Home Affairs Minister Jason Clare says those on board are believed to have been mostly adult men, but there were also a small number of women and children.
"This is another terrible tragedy. Another terrible reminder how dangerous these journeys are," he said.
The minister would not be drawn on the question of who is to blame but has foreshadowed a full review of the incidents after the operation is complete.
"We want to stop people getting here on boats," he said.
"At the completion of this search, this will be [the] subject of a full review, as is standard practice."
Refugee advocate raises AMSA resourcing concerns
Refugee advocate Ian Rintoul wants an investigation into why a search was not mounted from the moment the RAAF aircraft spotted the stationary boat.
He says he is concerned a lack of resources is hindering ASMA's search and rescue missions.
"We've seen too many of these instances where there have been issues about the slowness or the unwillingness of AMSA you know to respond appropriately and if there's an issue of resource then that needs to be public," he told AM.

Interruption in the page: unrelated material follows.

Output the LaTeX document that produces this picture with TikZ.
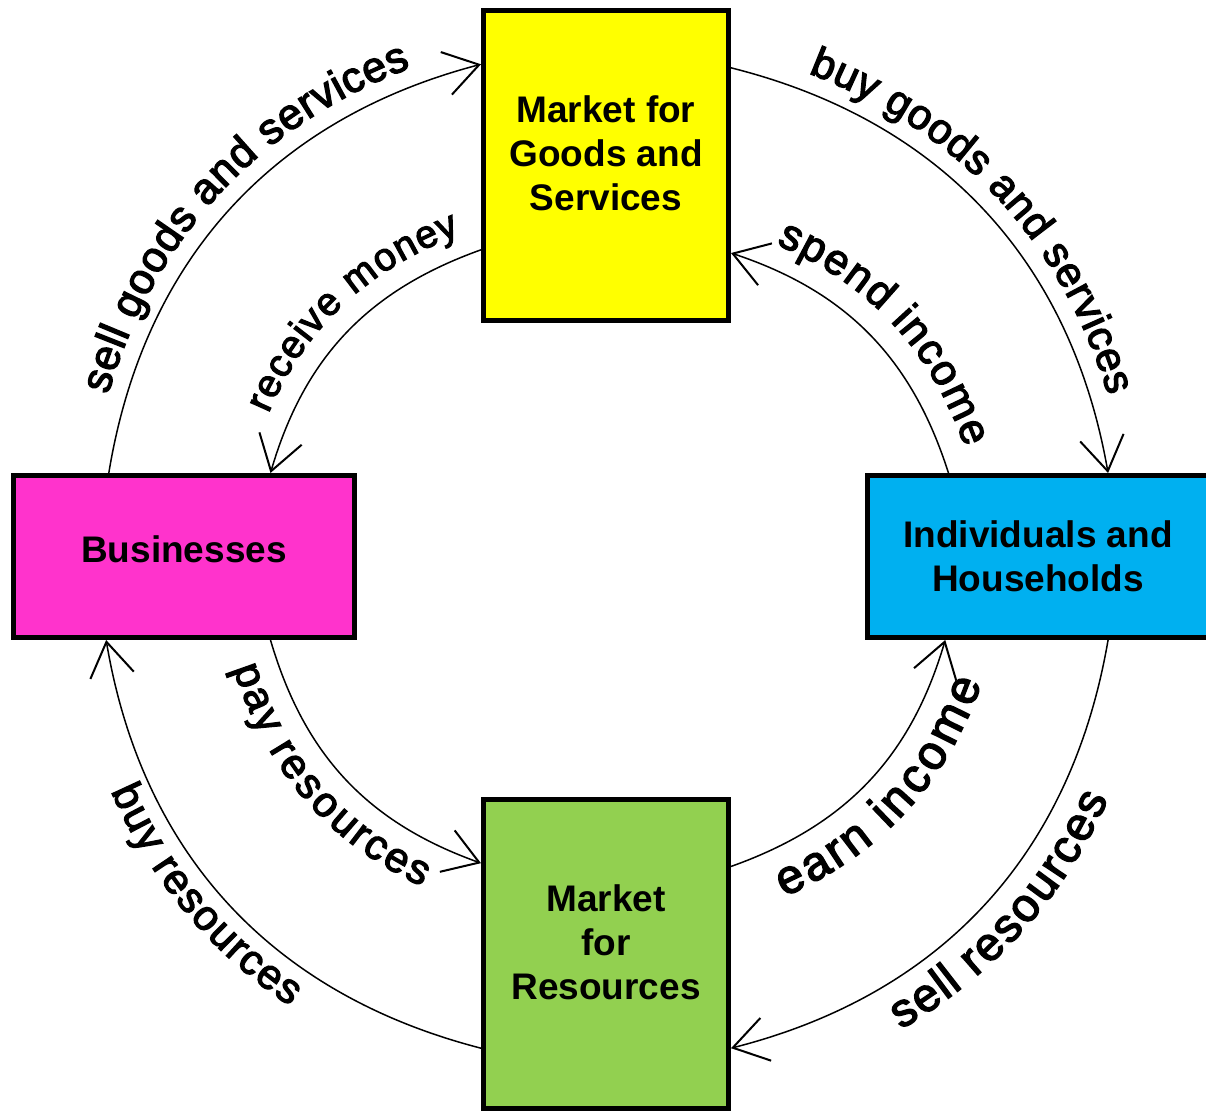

"If we need more resources, so AMSA can respond in these kind of circumstances, then those resources should be made available.
"Until the Government puts policies in place so that people are processed in Indonesia and can be resettled out of Indonesia, people are going to continue you know to get on boats.
"If its policies are pushing people onto boats, then the least it can do, if it's not willing to escort boats, ... is make sure that there are the resources available so we don't see the loss of life at sea."
Greens call for humanitarian approach to asylum policy
Greens Senator Sarah Hanson-Young says the tragedy shows Australia's asylum policies are not working.
"We have the harshest policy that this country has ever had on asylum seekers at the moment, and yet people are still coming," she told ABC News 24.
"We have to find and be more insistent on providing people a safer alternative.
"Until we start responding to it as a humanitarian issue, not one of punishment, not one of deterring people from seeking asylum, it's going to make it very difficult to offer an approach that is humanitarian and humane."